Going after the individual
THE legal dangers to individuals of downloading from home are still difficult to quantify as punishments have varied widely from country to country, says lawyer Theodoros Loizou.
“When you download using torrents your IP address is freely viewable by everyone,” he said. “You can get caught downloading or uploading. Although there is a legal distinction from the two, the punishments are the same. Uploading just means you are putting your software on the server so others can download off it.”
In the UK he says that solicitors for Ministry of Sound have sent warning letters to thousands of internet users who they believe have illegally downloaded copyrighted material. “They are very determined to take them to court,” Loizou says.
Loizou says that although the law is clear “it’s hard to say what the punishments are. Rulings around the world have been from one extreme to the other.”

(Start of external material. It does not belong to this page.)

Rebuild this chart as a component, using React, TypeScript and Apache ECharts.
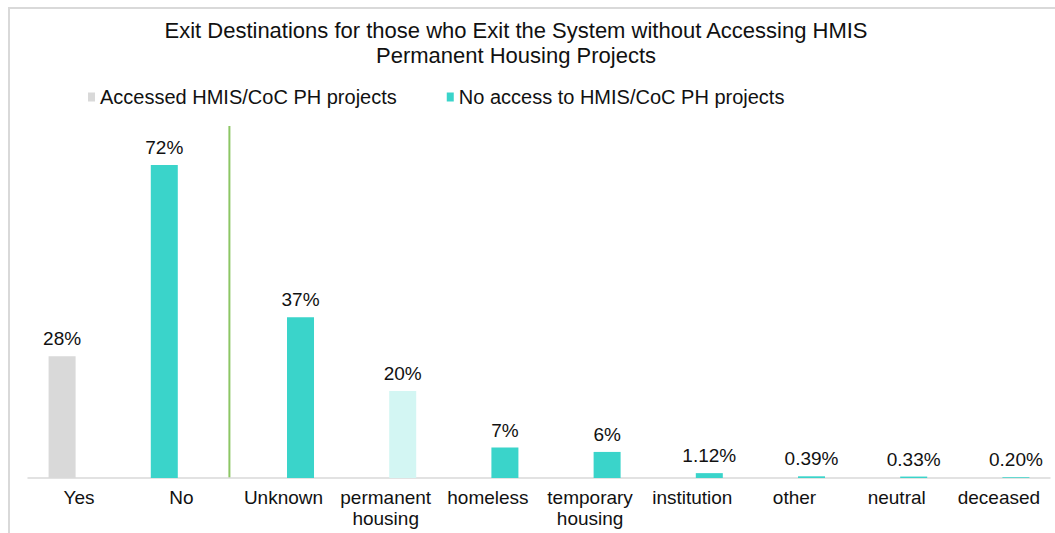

He gives two extremes of the spectrum. On the one hand there is the Minnesota mother of four who has been hit with a $1.5 million fine for downloading 24 songs. She has also been dragged in and out of court for four years.
Loizou laughs and says: “You do realise that she would have received less of a fine if she had broken into a store, stole everything and then torched the place.”
But there is the other side. “In Germany, a kid was caught uploading some copyrighted material and after five years in court, they found him guilty and fined him €30.” Loizou explains that this decision by the Hamburg Regional Court has set a precarious precedent for thousands of smaller cases in the European Union.
“If they want to catch you they will,” warns Eliades. “Big companies also employ staff to trap people into downloading fake torrents so they can collect IP addresses. They manage to collect the IP addresses of thousands of users.”
The companies then send copyright infringement letters to those people’s internet service providers, “who might decide to disable your internet or block certain sites. Plus, the companies will have your details on file.”
In Cyprus, so far, no individual has yet been challenged for downloading material.